The Muslim backbone of his army were Pushtuns, the same Afghani clan that populates today’s Taleban. Having conquered almost everything else in India, Muhi-uddin decided to enter Maharashtra with the bulk of his army & stay there until he had destroyed the nascent Marathi kingdom.
This was an unequal conflict – the superpower of the region with 500,000 soldiers, administrators occupying the state of Maharashtra to fight the Marathi regime headed by the Sambhaji, the young son of the founder, Shivaji Maharaj. After about 8 years of constant war, the Mughal forces captured King Sambhaji in 1689. When he refused to surrender, Muhi-uddin had him publicly tortured, killed & his body cut into pieces that were fed to dogs. There was no one left to lead Marathi forces in battle and he thought he had won.
Instead, the Marathi people went ablaze in anger and “blades of grass turned into spears” with Marathi warriors fighting the Mughal army in small groups. The Mughal forces won every pitched or semi-pitched battle but kept losing the long war that went on for 18 years. In this 18-year war, Aurangzeb and his huge occupying army of 500,000 destroyed hundreds of villages, killed countless Marathi soldiers and civilians. This protracted war drained the morale & capability of the Mughal army and bled the Mughal treasury dry. Finally, Muhi-uddin died in 1707 in Maharashtra and his successor decided to pull out and return to Delhi with the remnants of the army.
When you read the historical accounts of this 18-year war, you see extraordinary parallels to American military in Afghanistan. Two superpowers entered these two states with martial populations which fought them for their land & religion for as long as it took. The leaders of the superpowers saw the writing on the wall but couldn’t face pulling out in defeat even though their mission was unwinnable and their armies were being bled. Finally, a new leader of the superpower decides to come to a semi-honorable exit.
We have followed this model as a road map to analyzing American venture into Afghanistan & the war against the Taleban now in its 16th year, the longest in American history. This model has guided us unerringly and, if President Trump leaves after destroying ISIS in Afghanistan, the model would prove right for the conclusion as well.

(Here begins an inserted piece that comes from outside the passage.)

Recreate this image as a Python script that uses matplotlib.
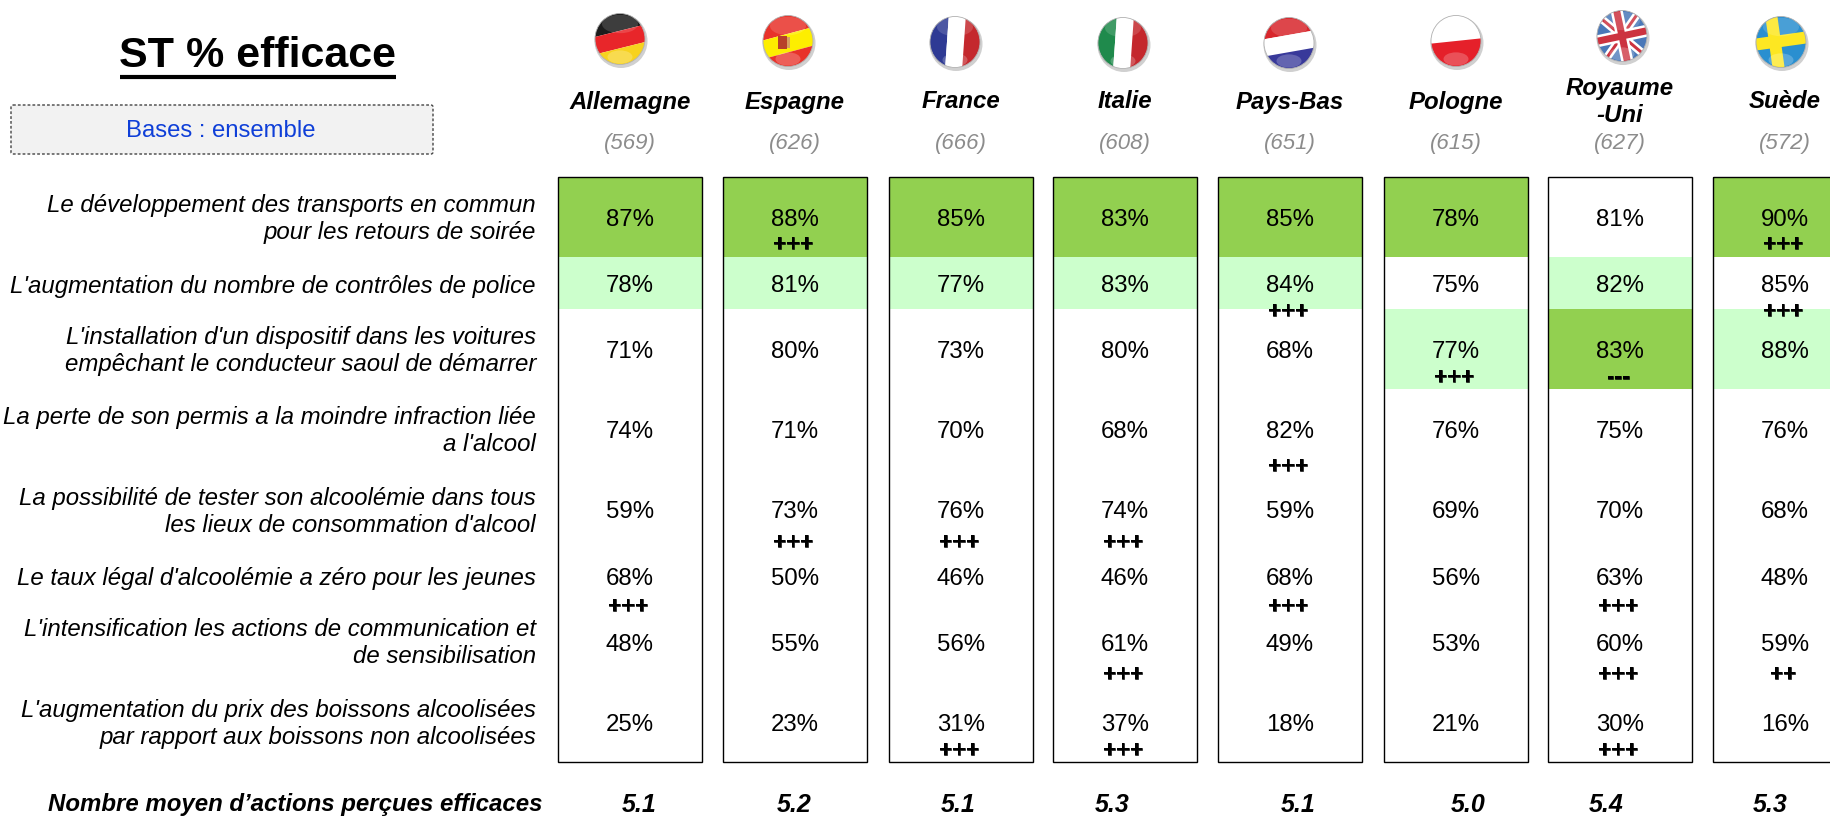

This goes to demonstrate once again that the American establishment ignores regional history and analysis to their own peril. Every American guru or strategist who opined on Afghanistan did so from a European or Middle Eastern viewpoint. No one bothered to study Pushtun history in the subcontinent in which Afghanistan resides – the Indian Subcontinent & its Indo-Afghan Continuum.
Well, life after all is a C’est la Vie sort of a thing!
Of course, the saving grace is that Afghanistan was at most a peripheral venture for America and a failure there would hurt but not damage America in any serious way.